* [SET EXERCISE]: Using the records below, give the number of lines where the word "this" appears, with no further output.

++++++++++

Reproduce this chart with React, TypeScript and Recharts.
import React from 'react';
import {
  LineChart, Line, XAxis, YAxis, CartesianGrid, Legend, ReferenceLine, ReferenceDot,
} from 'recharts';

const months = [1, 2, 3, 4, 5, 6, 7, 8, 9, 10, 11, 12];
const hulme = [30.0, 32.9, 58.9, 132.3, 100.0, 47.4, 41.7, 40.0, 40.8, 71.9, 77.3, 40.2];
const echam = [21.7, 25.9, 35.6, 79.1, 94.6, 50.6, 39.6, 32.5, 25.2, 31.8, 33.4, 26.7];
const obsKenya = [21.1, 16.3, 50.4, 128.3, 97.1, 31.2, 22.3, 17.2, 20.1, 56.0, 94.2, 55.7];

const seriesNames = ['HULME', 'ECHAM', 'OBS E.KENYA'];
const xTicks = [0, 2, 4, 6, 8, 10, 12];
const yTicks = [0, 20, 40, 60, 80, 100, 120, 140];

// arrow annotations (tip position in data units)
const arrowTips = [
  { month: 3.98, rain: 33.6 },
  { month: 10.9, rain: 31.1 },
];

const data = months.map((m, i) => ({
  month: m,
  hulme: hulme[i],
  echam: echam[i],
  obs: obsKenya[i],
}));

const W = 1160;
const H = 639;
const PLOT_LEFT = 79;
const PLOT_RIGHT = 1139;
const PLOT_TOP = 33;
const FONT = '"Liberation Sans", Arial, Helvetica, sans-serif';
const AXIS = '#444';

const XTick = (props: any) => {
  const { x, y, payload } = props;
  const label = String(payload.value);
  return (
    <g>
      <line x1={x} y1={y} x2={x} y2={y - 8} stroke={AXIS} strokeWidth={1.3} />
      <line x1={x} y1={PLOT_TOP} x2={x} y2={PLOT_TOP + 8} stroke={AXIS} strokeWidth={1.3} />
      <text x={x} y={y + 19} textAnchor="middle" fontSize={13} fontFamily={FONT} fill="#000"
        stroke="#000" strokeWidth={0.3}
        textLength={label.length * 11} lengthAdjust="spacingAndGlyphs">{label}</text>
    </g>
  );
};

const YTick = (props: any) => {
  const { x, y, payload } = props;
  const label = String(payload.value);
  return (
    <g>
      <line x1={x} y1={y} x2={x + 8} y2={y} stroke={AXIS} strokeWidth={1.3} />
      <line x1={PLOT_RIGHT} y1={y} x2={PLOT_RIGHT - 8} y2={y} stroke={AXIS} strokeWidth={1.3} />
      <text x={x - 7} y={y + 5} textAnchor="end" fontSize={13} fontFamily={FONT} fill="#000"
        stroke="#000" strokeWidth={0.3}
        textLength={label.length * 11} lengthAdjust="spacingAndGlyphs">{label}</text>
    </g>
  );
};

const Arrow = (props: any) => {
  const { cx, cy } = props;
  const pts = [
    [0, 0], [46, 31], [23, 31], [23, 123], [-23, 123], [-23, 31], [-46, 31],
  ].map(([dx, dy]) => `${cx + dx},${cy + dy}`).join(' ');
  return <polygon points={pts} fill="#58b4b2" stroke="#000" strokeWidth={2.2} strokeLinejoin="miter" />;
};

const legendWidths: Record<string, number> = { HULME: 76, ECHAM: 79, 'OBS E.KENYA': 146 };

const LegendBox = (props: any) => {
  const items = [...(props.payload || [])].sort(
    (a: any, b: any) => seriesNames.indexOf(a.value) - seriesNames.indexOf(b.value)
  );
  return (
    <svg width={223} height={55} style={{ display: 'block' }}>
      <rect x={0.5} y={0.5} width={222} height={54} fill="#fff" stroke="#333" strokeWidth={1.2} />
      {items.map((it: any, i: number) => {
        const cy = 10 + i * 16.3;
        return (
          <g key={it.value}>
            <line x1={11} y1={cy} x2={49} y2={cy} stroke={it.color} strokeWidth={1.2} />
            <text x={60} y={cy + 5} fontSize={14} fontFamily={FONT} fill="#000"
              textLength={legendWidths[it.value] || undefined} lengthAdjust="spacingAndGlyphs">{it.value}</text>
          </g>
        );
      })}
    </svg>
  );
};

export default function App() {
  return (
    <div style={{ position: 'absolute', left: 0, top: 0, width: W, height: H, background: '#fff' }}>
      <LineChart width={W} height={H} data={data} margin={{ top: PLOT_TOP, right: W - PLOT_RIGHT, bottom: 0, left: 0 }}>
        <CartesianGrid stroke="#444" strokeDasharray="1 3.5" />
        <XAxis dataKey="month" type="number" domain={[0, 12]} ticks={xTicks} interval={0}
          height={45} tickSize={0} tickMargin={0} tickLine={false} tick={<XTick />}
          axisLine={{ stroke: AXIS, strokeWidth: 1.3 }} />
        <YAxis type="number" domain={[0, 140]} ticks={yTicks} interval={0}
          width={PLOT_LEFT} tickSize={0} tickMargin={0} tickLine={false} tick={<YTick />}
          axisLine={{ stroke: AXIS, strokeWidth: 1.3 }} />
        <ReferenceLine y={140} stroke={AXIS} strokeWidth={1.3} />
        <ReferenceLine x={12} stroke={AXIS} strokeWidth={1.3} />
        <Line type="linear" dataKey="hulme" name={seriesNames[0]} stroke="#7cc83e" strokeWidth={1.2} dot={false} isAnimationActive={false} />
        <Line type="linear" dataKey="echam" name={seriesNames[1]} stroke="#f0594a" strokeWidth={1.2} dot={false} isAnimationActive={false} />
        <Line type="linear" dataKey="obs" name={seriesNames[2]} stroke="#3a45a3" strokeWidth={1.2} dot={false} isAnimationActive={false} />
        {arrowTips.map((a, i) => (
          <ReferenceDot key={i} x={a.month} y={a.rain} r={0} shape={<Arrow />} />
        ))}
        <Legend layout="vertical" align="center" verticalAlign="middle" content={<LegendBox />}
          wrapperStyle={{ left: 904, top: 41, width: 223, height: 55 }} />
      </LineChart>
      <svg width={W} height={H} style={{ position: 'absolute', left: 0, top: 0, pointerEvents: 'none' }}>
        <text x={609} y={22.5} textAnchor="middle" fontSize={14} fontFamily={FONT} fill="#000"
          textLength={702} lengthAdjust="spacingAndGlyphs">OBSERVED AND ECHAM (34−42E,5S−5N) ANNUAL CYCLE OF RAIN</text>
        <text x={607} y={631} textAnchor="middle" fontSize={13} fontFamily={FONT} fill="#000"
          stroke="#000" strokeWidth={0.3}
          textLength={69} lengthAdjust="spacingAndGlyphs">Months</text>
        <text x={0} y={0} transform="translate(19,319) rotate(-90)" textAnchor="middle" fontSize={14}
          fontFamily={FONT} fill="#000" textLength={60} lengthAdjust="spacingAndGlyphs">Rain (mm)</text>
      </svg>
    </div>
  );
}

++++++++++

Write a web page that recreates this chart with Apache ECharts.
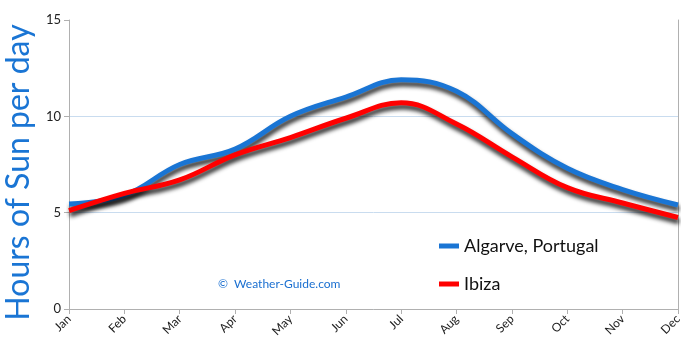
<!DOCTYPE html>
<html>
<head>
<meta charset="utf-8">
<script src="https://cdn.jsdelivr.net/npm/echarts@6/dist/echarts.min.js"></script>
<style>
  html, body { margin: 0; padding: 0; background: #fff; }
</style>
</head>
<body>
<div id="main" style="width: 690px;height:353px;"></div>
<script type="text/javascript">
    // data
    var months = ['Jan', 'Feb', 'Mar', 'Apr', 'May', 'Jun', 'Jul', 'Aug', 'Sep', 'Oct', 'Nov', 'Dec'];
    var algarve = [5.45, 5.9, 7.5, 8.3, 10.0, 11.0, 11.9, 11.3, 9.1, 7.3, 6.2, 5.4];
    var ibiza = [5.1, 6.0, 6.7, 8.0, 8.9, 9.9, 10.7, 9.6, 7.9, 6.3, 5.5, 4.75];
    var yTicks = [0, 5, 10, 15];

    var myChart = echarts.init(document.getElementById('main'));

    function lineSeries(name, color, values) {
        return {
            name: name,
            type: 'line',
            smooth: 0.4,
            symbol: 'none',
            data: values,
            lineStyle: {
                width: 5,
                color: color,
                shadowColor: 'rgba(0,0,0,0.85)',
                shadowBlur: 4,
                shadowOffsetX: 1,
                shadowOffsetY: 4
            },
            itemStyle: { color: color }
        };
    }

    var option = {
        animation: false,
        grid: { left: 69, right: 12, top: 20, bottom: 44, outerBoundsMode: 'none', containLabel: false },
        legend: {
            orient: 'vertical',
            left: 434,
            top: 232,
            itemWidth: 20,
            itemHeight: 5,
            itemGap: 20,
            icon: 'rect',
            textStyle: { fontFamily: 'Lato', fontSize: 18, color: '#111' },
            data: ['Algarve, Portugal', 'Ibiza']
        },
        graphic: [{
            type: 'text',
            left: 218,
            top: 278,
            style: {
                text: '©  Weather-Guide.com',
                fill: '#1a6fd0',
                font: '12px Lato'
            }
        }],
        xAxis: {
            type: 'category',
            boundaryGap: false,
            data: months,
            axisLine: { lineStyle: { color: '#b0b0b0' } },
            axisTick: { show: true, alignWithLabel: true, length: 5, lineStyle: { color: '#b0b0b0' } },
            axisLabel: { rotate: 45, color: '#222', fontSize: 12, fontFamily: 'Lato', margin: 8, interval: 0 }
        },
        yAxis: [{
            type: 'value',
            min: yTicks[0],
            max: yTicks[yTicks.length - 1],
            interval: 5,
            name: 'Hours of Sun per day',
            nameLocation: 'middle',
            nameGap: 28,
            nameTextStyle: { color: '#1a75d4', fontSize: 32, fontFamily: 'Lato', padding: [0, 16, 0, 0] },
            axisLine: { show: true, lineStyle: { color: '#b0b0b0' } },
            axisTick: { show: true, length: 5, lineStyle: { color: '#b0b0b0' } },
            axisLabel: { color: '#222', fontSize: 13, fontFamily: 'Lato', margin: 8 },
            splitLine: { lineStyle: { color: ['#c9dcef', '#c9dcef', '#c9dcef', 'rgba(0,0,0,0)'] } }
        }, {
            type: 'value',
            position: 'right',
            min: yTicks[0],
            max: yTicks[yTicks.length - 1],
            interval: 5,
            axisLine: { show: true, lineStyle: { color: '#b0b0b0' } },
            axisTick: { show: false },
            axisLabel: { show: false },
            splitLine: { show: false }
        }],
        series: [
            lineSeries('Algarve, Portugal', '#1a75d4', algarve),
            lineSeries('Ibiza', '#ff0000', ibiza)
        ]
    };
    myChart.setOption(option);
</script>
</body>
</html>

++++++++++

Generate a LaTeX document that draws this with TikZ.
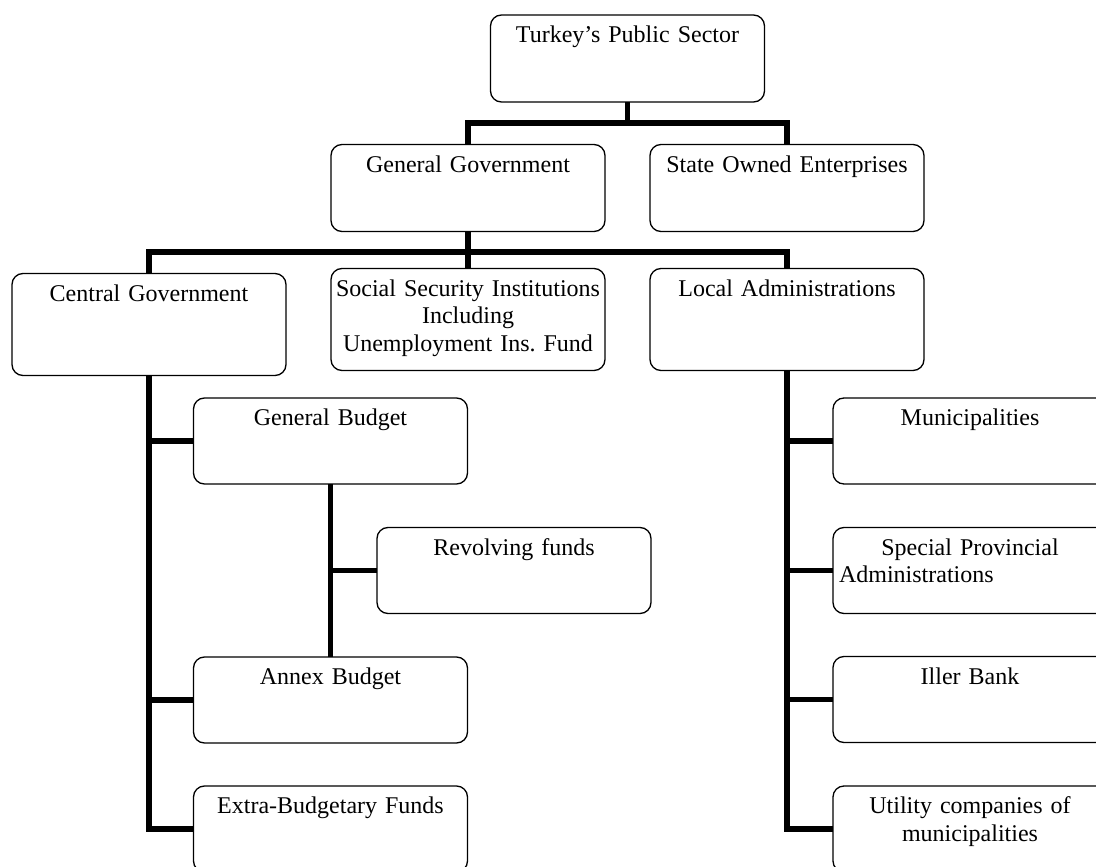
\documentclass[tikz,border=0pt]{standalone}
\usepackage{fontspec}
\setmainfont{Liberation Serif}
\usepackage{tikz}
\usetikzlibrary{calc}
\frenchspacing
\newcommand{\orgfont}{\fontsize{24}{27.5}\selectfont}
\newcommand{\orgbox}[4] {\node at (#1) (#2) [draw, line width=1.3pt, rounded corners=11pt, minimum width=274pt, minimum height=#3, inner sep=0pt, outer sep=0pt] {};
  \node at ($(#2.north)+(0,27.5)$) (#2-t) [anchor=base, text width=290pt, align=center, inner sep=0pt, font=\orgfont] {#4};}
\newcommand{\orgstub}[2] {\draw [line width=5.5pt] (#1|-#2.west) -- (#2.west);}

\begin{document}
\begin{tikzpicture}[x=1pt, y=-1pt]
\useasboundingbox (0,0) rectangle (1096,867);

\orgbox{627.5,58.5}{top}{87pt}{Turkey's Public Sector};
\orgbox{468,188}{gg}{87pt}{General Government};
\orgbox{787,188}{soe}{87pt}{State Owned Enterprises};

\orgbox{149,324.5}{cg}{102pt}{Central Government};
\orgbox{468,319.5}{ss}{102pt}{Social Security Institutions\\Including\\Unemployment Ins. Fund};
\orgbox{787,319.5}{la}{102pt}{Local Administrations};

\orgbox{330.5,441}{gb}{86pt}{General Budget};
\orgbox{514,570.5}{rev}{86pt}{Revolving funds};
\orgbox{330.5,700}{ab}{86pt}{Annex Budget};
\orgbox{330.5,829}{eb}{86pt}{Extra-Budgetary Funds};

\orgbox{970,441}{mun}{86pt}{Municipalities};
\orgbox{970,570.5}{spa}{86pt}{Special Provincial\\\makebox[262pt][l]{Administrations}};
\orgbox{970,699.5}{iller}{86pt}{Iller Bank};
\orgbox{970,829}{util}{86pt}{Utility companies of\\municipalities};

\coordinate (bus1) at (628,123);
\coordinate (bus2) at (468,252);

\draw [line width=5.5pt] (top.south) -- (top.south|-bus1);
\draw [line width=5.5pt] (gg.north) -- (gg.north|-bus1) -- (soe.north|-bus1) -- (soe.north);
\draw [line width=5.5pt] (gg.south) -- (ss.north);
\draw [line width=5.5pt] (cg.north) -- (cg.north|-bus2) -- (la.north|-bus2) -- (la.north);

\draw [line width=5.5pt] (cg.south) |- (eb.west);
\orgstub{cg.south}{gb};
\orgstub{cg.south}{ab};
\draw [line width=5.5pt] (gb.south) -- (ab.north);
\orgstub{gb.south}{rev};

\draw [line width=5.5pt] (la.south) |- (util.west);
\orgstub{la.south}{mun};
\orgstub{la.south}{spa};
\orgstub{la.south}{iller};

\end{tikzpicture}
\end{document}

++++++++++

* [COMPLETED EXERCISE]: 3